The best years of Kabul are often described in past-tense. People talk of the glory days of the kings, of a city that was once a hub of trade and commerce across Asia, of dogged resistance to 'foreign invaders' who could never ever conquer Afghanistan..

The elderly in Kabul have happy memories of the city in the 1950s - those wonderful days when water was clean, when the country was peaceful and winters were what they ought to be - freezing cold. It is amazing to think that this country, proud its aversion to foreign invaders, was also the home of invaders who left an indelible mark on the history of Northern India.

Driven by the zeal of a new religion, Mahmud of Gazni was the first plunderer to make a career out of invading infidels in India. He systematically raided and plundered kingdoms in east of the Indus river to west of Yamuna river, no less than seventeen times between CE 997 and 1030. After a brief pause of two centuries, another ruler emerged from Ghor, nested in the Hindukush mountains.

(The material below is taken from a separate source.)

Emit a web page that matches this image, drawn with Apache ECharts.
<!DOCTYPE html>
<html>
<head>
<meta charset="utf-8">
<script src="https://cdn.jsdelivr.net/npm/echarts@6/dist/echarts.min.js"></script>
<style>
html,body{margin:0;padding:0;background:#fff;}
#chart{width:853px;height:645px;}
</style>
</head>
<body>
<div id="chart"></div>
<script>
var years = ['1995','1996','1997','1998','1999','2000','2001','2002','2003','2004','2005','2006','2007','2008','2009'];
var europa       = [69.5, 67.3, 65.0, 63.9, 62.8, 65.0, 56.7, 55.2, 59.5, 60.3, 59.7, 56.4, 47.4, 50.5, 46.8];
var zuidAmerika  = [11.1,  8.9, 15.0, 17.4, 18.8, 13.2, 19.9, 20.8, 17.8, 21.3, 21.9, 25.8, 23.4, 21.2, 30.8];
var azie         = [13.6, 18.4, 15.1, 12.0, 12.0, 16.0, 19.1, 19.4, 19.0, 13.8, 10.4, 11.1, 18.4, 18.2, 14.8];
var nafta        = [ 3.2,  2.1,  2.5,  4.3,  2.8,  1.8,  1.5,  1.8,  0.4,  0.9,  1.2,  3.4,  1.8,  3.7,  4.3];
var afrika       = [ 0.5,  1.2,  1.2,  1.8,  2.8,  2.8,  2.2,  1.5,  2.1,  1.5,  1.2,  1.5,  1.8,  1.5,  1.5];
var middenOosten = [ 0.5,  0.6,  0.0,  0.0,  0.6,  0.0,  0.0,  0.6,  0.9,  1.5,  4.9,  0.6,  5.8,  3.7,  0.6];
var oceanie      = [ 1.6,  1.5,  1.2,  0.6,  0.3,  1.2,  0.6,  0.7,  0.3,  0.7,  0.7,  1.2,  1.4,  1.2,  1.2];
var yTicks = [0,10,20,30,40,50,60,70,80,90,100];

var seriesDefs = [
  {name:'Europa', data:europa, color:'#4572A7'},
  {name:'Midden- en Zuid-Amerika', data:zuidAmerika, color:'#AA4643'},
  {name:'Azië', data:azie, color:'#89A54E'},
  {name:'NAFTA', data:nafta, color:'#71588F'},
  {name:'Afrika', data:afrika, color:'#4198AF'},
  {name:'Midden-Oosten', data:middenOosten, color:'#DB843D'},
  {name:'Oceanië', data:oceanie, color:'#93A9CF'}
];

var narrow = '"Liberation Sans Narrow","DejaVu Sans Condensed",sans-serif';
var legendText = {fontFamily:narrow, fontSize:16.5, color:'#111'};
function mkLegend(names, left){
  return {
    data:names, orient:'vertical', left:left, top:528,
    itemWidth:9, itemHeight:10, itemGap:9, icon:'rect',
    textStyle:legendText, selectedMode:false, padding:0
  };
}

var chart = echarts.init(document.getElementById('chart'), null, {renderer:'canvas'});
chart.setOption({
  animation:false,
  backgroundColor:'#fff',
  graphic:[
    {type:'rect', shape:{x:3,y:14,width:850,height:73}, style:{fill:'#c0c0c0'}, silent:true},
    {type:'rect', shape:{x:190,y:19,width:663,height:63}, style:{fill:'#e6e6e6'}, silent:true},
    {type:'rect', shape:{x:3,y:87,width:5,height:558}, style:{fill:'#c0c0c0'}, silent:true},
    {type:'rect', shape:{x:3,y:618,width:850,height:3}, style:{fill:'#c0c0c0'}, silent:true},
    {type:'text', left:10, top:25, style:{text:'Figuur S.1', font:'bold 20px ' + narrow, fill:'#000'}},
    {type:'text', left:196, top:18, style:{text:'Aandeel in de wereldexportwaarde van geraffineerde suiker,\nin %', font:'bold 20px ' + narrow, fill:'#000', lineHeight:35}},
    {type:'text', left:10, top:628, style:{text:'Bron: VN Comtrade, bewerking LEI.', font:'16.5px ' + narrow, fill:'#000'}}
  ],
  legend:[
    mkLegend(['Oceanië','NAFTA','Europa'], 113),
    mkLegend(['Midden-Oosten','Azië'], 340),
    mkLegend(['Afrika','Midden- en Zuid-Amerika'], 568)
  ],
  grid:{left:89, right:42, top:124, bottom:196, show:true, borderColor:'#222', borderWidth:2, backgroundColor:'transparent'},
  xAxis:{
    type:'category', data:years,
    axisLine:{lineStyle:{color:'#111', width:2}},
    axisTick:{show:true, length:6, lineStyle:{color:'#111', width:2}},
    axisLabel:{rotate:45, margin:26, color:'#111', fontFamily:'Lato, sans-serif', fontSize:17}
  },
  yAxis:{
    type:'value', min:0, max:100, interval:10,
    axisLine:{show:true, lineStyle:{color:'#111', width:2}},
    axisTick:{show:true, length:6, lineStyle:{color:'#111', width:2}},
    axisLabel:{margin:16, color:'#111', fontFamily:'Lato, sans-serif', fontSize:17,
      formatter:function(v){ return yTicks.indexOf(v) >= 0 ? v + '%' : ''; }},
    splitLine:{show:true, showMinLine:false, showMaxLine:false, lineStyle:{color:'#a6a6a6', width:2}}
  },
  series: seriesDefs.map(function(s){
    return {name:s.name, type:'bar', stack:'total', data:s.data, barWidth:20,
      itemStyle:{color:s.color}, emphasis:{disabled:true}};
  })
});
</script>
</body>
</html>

The Ghurid empire led by Mu'izz al-Din was influential in creating the Delhi Sultanate.

Then came Timur-the-lame and his army as they crossed the Hindkush range, to launch the 1398 invasion of northern Indian subcontinent, plundering and killing all the way. Such was the number of slaves who were forced to cross the freezing cold of the Afghan mountains that Ibn Battutta refers to them as the "Killer of Hindus", or Hindukush.

Inspired by stories of Timur, one of his descendants, Zahir-ud-din Mohammed - aka Babur ('tiger') - decided to follow suit. As a young man of 21 years, he had taken control of Kabul in 1504. Having failed time and again to regain control over the Ferghana Valley, he turned his attention south-eastwards. In 1526, he made his move into north India, won the Battle of Panipat, ending the last Delhi Sultanate dynasty, and starting the era of the Mughals.

The slave trading operations continued during the Delhi Sultanate and through the Mughal era. It became a standard practicee to send thousands of slaves every year to Central Asia to pay for horses and other goods.

Looking at the condition of Afghanistan today you wonder... after all those centuries of plunder and flogging of slaves across the Hindukush: Where has all the loot gone?